The plot involves Parker going behind the backs of Stark, his high school science decathalon team, and his aunt May (Marisa Tomei) in order to stop Adrian Toomes, a disgruntled blue-collar salvager tired of working under Stark-like billionaires (Michael Keaton), from trafficking arms fashioned from alien technology – the very technology, if you can think back this far, left behind from The Avengers’ 2012 New York City battle. Toomes used part of this technology to create for himself a suit with bird-like wings. Strange, that a comic book villain doesn’t seem very comic book. If I were in his place, I wouldn’t have a beef against The Man; I’d be a power-hungry megalomaniac hell bent on taking over the world.
Helping Parker along is his best friend Ned (Jacob Batalon), one of the most annoying and poorly-developed teenage caricatures of recent memory, with the incessant talk about how awesome everything Spider-Man does is. I use the word “helping” loosely; for the most part, he coerces Parker to use his alter ego as a way to impress his crush, a pretty but curiously uninsightful girl named Liz (Lauria Harrier). Indeed, a lot of the characters are uninsightful. Topping that list is May. Perhaps it’s because the character is woefully underutilized and conveniently forgotten whenever Parker sneaks off on his self-imposed missions.

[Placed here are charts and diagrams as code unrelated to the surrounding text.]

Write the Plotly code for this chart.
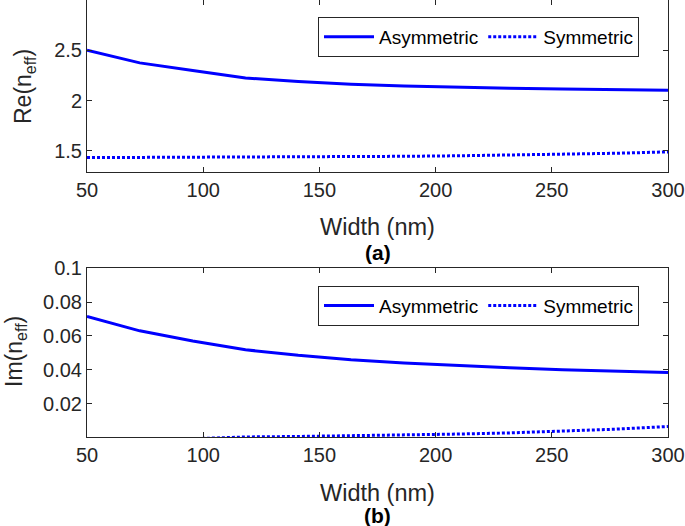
import plotly.graph_objects as go

width_nm = [50, 72.7, 95.5, 118.2, 140.9, 163.6, 186.4, 209.1, 231.8, 254.5, 277.3, 300]
re_asym = [2.50, 2.375, 2.30, 2.225, 2.19, 2.163, 2.145, 2.132, 2.122, 2.115, 2.108, 2.103]
re_sym = [1.433, 1.434, 1.435, 1.437, 1.439, 1.442, 1.446, 1.451, 1.457, 1.465, 1.476, 1.49]
im_asym = [0.0715, 0.063, 0.057, 0.0518, 0.0485, 0.0459, 0.0440, 0.0424, 0.0411, 0.0400, 0.0391, 0.0384]
im_sym = [-0.003, -0.002, -0.001, 0.0002, 0.0005, 0.0009, 0.0013, 0.0019, 0.0026, 0.0035, 0.0048, 0.0064]

x_ticks = [50, 100, 150, 200, 250, 300]
re_ticks = [1.5, 2, 2.5]
im_ticks = [0.02, 0.04, 0.06, 0.08, 0.1]

W, H = 685, 526
BLUE = "#0000ff"
AX = "#262626"
FONT = "Liberation Sans, Arial, Helvetica, sans-serif"
SOLID = dict(color=BLUE, width=3)
DOTTED = dict(color=BLUE, width=3, dash="3px,2px")

def px_x(p):
    return p / W

def px_y(p):
    return 1 - p / H

fig = go.Figure()
fig.add_trace(go.Scatter(x=width_nm, y=re_asym, mode="lines", name="Asymmetric",
                         line=SOLID, xaxis="x", yaxis="y", legend="legend"))
fig.add_trace(go.Scatter(x=width_nm, y=re_sym, mode="lines", name="Symmetric",
                         line=DOTTED, xaxis="x", yaxis="y", legend="legend"))
fig.add_trace(go.Scatter(x=width_nm, y=im_asym, mode="lines", name="Asymmetric",
                         line=SOLID, xaxis="x2", yaxis="y2", legend="legend2"))
fig.add_trace(go.Scatter(x=width_nm, y=im_sym, mode="lines", name="Symmetric",
                         line=DOTTED, xaxis="x2", yaxis="y2", legend="legend2"))

xdom = [px_x(87), px_x(668)]
axis_common = dict(showline=True, linecolor=AX, linewidth=1, mirror="allticks",
                   ticks="inside", ticklen=5, tickcolor=AX, tickwidth=1,
                   showgrid=False, zeroline=False, automargin=False,
                   tickfont=dict(size=20, color=AX, family=FONT))

legend_common = dict(orientation="h", xanchor="left", yanchor="top",
                     bordercolor=AX, borderwidth=1, bgcolor="white",
                     font=dict(size=19, color="black", family=FONT), itemwidth=50)

fig.update_layout(
    width=W, height=H, autosize=False,
    margin=dict(l=0, r=0, t=0, b=0),
    paper_bgcolor="white", plot_bgcolor="white",
    font=dict(family=FONT, color=AX),
    xaxis=dict(domain=xdom, range=[50, 300], tickvals=x_ticks, anchor="y", **axis_common),
    yaxis=dict(domain=[px_y(172), 1], range=[1.29, 3.0], tickvals=re_ticks, anchor="x", **axis_common),
    xaxis2=dict(domain=xdom, range=[50, 300], tickvals=x_ticks, anchor="y2", **axis_common),
    yaxis2=dict(domain=[px_y(437.3), px_y(268.3)], range=[0, 0.1], tickvals=im_ticks,
                ticktext=["0.02", "0.04", "0.06", "0.08", "0.1"], anchor="x2", **axis_common),
    legend=dict(x=px_x(318), y=px_y(17), **legend_common),
    legend2=dict(x=px_x(318), y=px_y(285.7), **legend_common),
    showlegend=True,
)

xc = px_x(377.5)
ann = [
    dict(text="Width (nm)", x=xc, y=px_y(227), size=23.5, bold=False, angle=0),
    dict(text="<b>(a)</b>", x=xc, y=px_y(252.5), size=21, bold=True, angle=0),
    dict(text="Width (nm)", x=xc, y=px_y(493), size=23.5, bold=False, angle=0),
    dict(text="<b>(b)</b>", x=xc, y=px_y(515), size=21, bold=True, angle=0),
    dict(text="Re(n<sub>eff</sub>)", x=px_x(25), y=px_y(86), size=23, bold=False, angle=-90),
    dict(text="Im(n<sub>eff</sub>)", x=px_x(15), y=px_y(352), size=23, bold=False, angle=-90),
]
for a in ann:
    fig.add_annotation(text=a["text"], x=a["x"], y=a["y"], xref="paper", yref="paper",
                       xanchor="center", yanchor="middle", showarrow=False, textangle=a["angle"],
                       font=dict(size=a["size"], color=AX if not a["bold"] else "black", family=FONT))

fig.write_html("out.html", config={"displayModeBar": False},
               post_script="document.body.style.margin='0';document.body.style.overflow='hidden';")
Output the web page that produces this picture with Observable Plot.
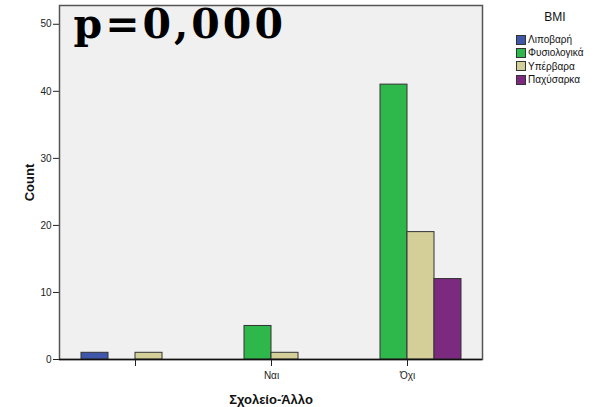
<!DOCTYPE html>
<html>
<head>
<meta charset="utf-8">
<script src="https://cdn.jsdelivr.net/npm/d3@7"></script>
<script src="https://cdn.jsdelivr.net/npm/@observablehq/plot@0.6"></script>
<style>
  html, body { margin: 0; padding: 0; background: #fff; }
  #wrap { position: relative; width: 598px; height: 407px; font-family: "Liberation Sans", Arial, sans-serif; }
  #legend { position: absolute; left: 516px; top: 10px; font-size: 10px; color: #111; }
  #legend .ttl { font-size: 12px; text-align: center; width: 70px; margin-left: 4px; margin-bottom: 9px; }
  #legend .item { display: flex; align-items: center; height: 13.3px; }
  #legend .sw { width: 10px; height: 10px; border: 1px solid #333; margin-right: 2px; box-sizing: border-box; }
  g[aria-label="y-axis label"] text, g[aria-label="x-axis label"] text { font-weight: bold; font-size: 13px; fill: #111; }
  .ptitle text { letter-spacing: 3px; }
</style>
</head>
<body>
<div id="wrap"></div>
<script>
const categories = ["", "Ναι", "Όχι"];
const series = ["Λιποβαρή", "Φυσιολογικά", "Υπέρβαρα", "Παχύσαρκα"];
const colors = ["#3e57ab", "#2eb84b", "#d4cf98", "#7c2a80"];
const underweight = [1, 0, 0];
const normal = [0, 5, 41];
const overweight = [1, 1, 19];
const obese = [0, 0, 12];
const yTicks = [0, 10, 20, 30, 40, 50];
const title = "p=0,000";

const seriesValues = [underweight, normal, overweight, obese];
const rows = [];
series.forEach((s, i) => categories.forEach((c, j) => rows.push({cat: c, bmi: s, idx: i, count: seriesValues[i][j]})));

const barMarks = series.map((s, i) =>
  Plot.barY(rows.filter(d => d.bmi === s && d.count > 0), {
    x: "cat", y: "count", fill: colors[i], stroke: "#333", strokeWidth: 1,
    insetLeft: i * 27, insetRight: (3 - i) * 27
  })
);

const chart = Plot.plot({
  width: 598,
  height: 407,
  marginTop: 5,
  marginBottom: 48,
  marginLeft: 59,
  marginRight: 116,
  style: { fontFamily: "Liberation Sans, Arial, sans-serif", fontSize: "10px", color: "#222", background: "#fff" },
  x: { domain: categories, paddingInner: 0.206, paddingOuter: 0.158, tickSize: 7, label: "Σχολείο-Άλλο", labelAnchor: "center", labelOffset: 44, tickPadding: 5 },
  y: { domain: [0, 52.8], ticks: yTicks, tickSize: 6, label: "Count", labelArrow: "none", labelAnchor: "center", labelOffset: 35, tickPadding: 2 },
  marks: [
    Plot.frame({ fill: "#f0f0f0", stroke: "#555", strokeWidth: 1.5 }),
    ...barMarks,
    Plot.ruleY([0], { stroke: "#111", strokeWidth: 1.5 }),
    Plot.text([title], { text: d => d, frameAnchor: "top-left", dx: 14, dy: 19, lineAnchor: "middle", textAnchor: "start",
      fontFamily: "DejaVu Serif", fontWeight: "bold", fontSize: 41, fill: "#000", className: "ptitle" })
  ]
});

const wrap = document.getElementById("wrap");
wrap.appendChild(chart);
const leg = document.createElement("div");
leg.id = "legend";
leg.innerHTML = `<div class="ttl">BMI</div>` + series.map((s, i) =>
  `<div class="item"><span class="sw" style="background:${colors[i]}"></span><span>${s}</span></div>`).join("");
wrap.appendChild(leg);
</script>
</body>
</html>
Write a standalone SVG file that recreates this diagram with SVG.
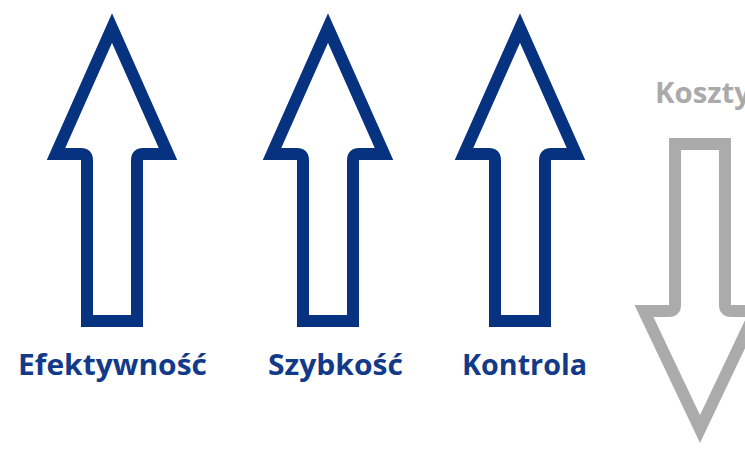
<svg xmlns="http://www.w3.org/2000/svg" width="745" height="451" viewBox="0 0 745 451">
  <style>
    .arrow { fill: #ffffff; stroke-width: 12; stroke-linejoin: miter; stroke-miterlimit: 10; }
    .up { stroke: #06327f; }
    .down { stroke: #ababab; }
    .label { font-family: "Open Sans", "Noto Sans", sans-serif; font-weight: 700; font-size: 29px; }
    .blue { fill: #123a88; }
    .grey { fill: #aaaaaa; }
  </style>
  <defs>
    <!-- hollow block arrow pointing up, centred on x=0 -->
    <path id="arrow-up" d="M0,28 L56,154 L31,154 Q25,154 25,160 L25,321 L-25,321 L-25,160 Q-25,154 -31,154 L-56,154 Z"/>
  </defs>

  <g id="efektywnosc">
    <use href="#arrow-up" class="arrow up" x="112"/>
    <text class="label blue" x="112.5" y="375" text-anchor="middle" textLength="189" lengthAdjust="spacingAndGlyphs">Efektywność</text>
  </g>

  <g id="szybkosc">
    <use href="#arrow-up" class="arrow up" x="328"/>
    <text class="label blue" x="335.5" y="375" text-anchor="middle" textLength="135" lengthAdjust="spacingAndGlyphs">Szybkość</text>
  </g>

  <g id="kontrola">
    <use href="#arrow-up" class="arrow up" x="520"/>
    <text class="label blue" x="524.5" y="375" text-anchor="middle" textLength="125" lengthAdjust="spacingAndGlyphs">Kontrola</text>
  </g>

  <g id="koszty">
    <path class="arrow down" d="M700,429 L644,311 L669,311 Q675,311 675,305 L675,144 L725,144 L725,305 Q725,311 731,311 L756,311 Z"/>
    <text class="label grey" x="655" y="103" textLength="96" lengthAdjust="spacingAndGlyphs">Koszty</text>
  </g>
</svg>
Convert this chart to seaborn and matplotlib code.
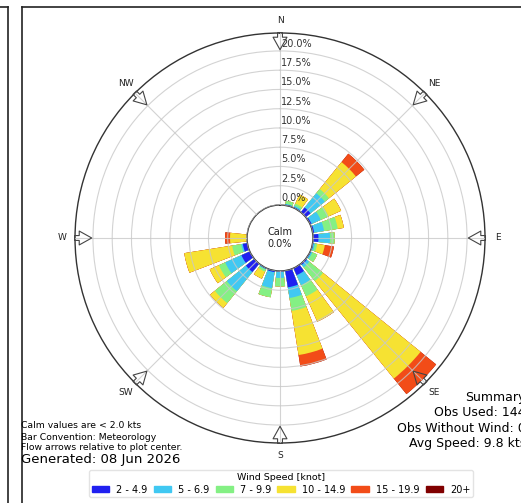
import numpy as np
import pandas as pd
import seaborn as sns
import matplotlib.pyplot as plt
from matplotlib.patches import Patch
from matplotlib.lines import Line2D

# wind direction bins (degrees, where the wind comes from)
directions = list(range(0, 360, 15))

speed_bins = ["2 - 4.9", "5 - 6.9", "7 - 9.9", "10 - 14.9", "15 - 19.9", "20+"]
bin_colors = ["#2020f0", "#40c8f2", "#84f084", "#f6e232", "#f24c18", "#800000"]

# percent of observations per direction for each speed class
pct_2_5 = [0, 0.1, 0.1, 0.8, 0.2, 0.2, 0.7, 0.1, 0.1, 0.2, 1.0, 2.2,
           0.1, 0.2, 0.1, 1.4, 1.2, 0.6, 0, 0, 0, 0, 0, 0]
pct_5_7 = [0, 0.1, 0.2, 2.4, 1.3, 1.3, 1.5, 0.2, 0.2, 0.4, 1.4, 1.4,
           0.8, 2.1, 0.1, 3.2, 2.3, 0.2, 0, 0, 0, 0, 0, 0]
pct_7_10 = [0, 0.4, 0.3, 0.7, 1.1, 1.8, 0.6, 0.3, 0.7, 2.3, 1.6, 1.7,
            1.1, 1.2, 0.3, 2.0, 0.9, 1.2, 0, 0, 0, 0, 0, 0]
pct_10_15 = [0, 0, 1.3, 4.5, 1.8, 0.8, 0, 1.0, 0, 16.3, 3.6, 5.8,
             0, 0, 1.0, 0.8, 1.3, 6.3, 2.2, 0, 0, 0, 0, 0]
pct_15_20 = [0, 0, 0, 1.4, 0, 0, 0, 1.2, 0, 2.6, 0, 1.5,
             0, 0, 0, 0, 0, 0, 0.65, 0, 0, 0, 0, 0]
pct_20_up = [0] * 24

ring_ticks = [0, 2.5, 5, 7.5, 10, 12.5, 15, 17.5, 20]
compass = ["N", "NE", "E", "SE", "S", "SW", "W", "NW"]

r_origin = -4.29
r_max = 22.33

fig = plt.figure(figsize=(5.21, 5.03), dpi=100)
ax = fig.add_axes([0.144, 0.1193, 0.7869, 0.8151], projection="polar")
ax.set_theta_zero_location("N")
ax.set_theta_direction(-1)

table = pd.DataFrame({"dir": directions, "b1": pct_2_5, "b2": pct_5_7,
                      "b3": pct_7_10, "b4": pct_10_15, "b5": pct_15_20,
                      "b6": pct_20_up})
table["theta"] = np.radians(table["dir"])
cols = ["b1", "b2", "b3", "b4", "b5", "b6"]
cum = table[cols].cumsum(axis=1)

# draw the tallest stack first, then overdraw the lower classes
for i in range(len(cols) - 1, -1, -1):
    part = pd.DataFrame({"theta": table["theta"], "cum": cum[cols[i]]})
    sns.barplot(data=part, x="theta", y="cum", native_scale=True, orient="x",
                width=0.8, color=bin_colors[i], saturation=1, errorbar=None,
                linewidth=0, ax=ax)

ax.set_xlabel("")
ax.set_ylabel("")
ax.set_rorigin(r_origin)
ax.set_ylim(0, r_max)
ax.set_axisbelow(False)
ax.set_yticks(ring_ticks)
ax.set_yticklabels([])
ax.set_xticks(np.radians(np.arange(0, 360, 45)))
ax.set_xticklabels([])
ax.grid(True, color="#c8c8c8", lw=0.8, alpha=0.8)
ax.spines["polar"].set_color("#333333")
ax.spines["polar"].set_linewidth(1.0)
ax.spines["inner"].set_color("#333333")
ax.spines["inner"].set_linewidth(1.0)

for t in ring_ticks:
    ax.annotate("%.1f%%" % t, xy=(0, t), xytext=(1, 1.5), textcoords="offset points",
                ha="left", va="bottom", fontsize=7, color="#333333")

for k, lab in enumerate(compass):
    th = np.radians(k * 45)
    ax.text(th, 24.0, lab, ha="center", va="center", fontsize=6.5,
            color="#222222", clip_on=False)
    ax.annotate("", xy=(th, 19.8), xytext=(th, 22.75), annotation_clip=False,
                arrowprops=dict(arrowstyle="simple,head_length=0.9,head_width=1.0,tail_width=0.35",
                                fc="none", ec="#444444", lw=0.8))

ax.text(0.5, 0.5, "Calm\n0.0%", transform=ax.transAxes, ha="center",
        va="center", fontsize=7, color="#222222")

# notes
W, H = 521, 503
fig.text(21 / W, 1 - 426 / H, "Calm values are < 2.0 kts", fontsize=6.7, va="center")
fig.text(21 / W, 1 - 437 / H, "Bar Convention: Meteorology", fontsize=6.7, va="center")
fig.text(21 / W, 1 - 448 / H, "Flow arrows relative to plot center.", fontsize=6.7, va="center")
fig.text(21 / W, 1 - 460 / H, "Generated: 08 Jun 2026", fontsize=9.5, va="center")

# summary block runs past the right edge, as in the cropped original
summary = ["Summary", "Obs Used: 144", "Obs Without Wind: 0", "Avg Speed: 9.8 kts"]
for j, line in enumerate(summary):
    fig.text(526 / W, 1 - (398 + 15 * j) / H, line, fontsize=9, ha="right", va="center")

handles = [Patch(color=c) for c in bin_colors]
leg = fig.legend(handles, speed_bins, loc="lower center", bbox_to_anchor=(281 / W, 6 / H),
                 ncol=6, title="Wind Speed [knot]", fontsize=7, title_fontsize=6.8,
                 handlelength=1.8, handleheight=0.45, handletextpad=0.7,
                 columnspacing=0.65, borderpad=0.25, labelspacing=0.3,
                 borderaxespad=0)
leg.get_frame().set_edgecolor("#dddddd")

# panel frames of the screenshot
fig.add_artist(Line2D([22 / W, 22 / W], [0, 1 - 7 / H], color="#222222", lw=1.2))
fig.add_artist(Line2D([22 / W, 1], [1 - 7 / H, 1 - 7 / H], color="#222222", lw=1.2))
fig.add_artist(Line2D([8 / W, 8 / W], [0, 1 - 7 / H], color="#222222", lw=1.2))
fig.add_artist(Line2D([0, 8 / W], [1 - 7 / H, 1 - 7 / H], color="#222222", lw=1.2))

fig.savefig("out.png", dpi=100)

The final act of Spider-Man: Homecoming provides the only scenes of any interest or entertainment. I can’t delve into specifics, as doing so would spoil a major plot point. What I can say is that this is the point at which Parker – and Watts, ostensibly – at last exhibits signs of maturity. One scene is particular, a car ride to the titular homecoming dance, is so expertly shot, acted, and paced that I was reminded of Hitchcock. Why couldn’t the rest of the film be made with that same attention to craft? Why did the vast majority of it have to be so juvenile, so wired up, so awkwardly written? For a satisfying Spider-Man experience, steer clear of this film and instead seek out Marc Webb’s The Amazing Spider-Man 2. It’s time for that criminally underrated entertainment to get the attention it deserves.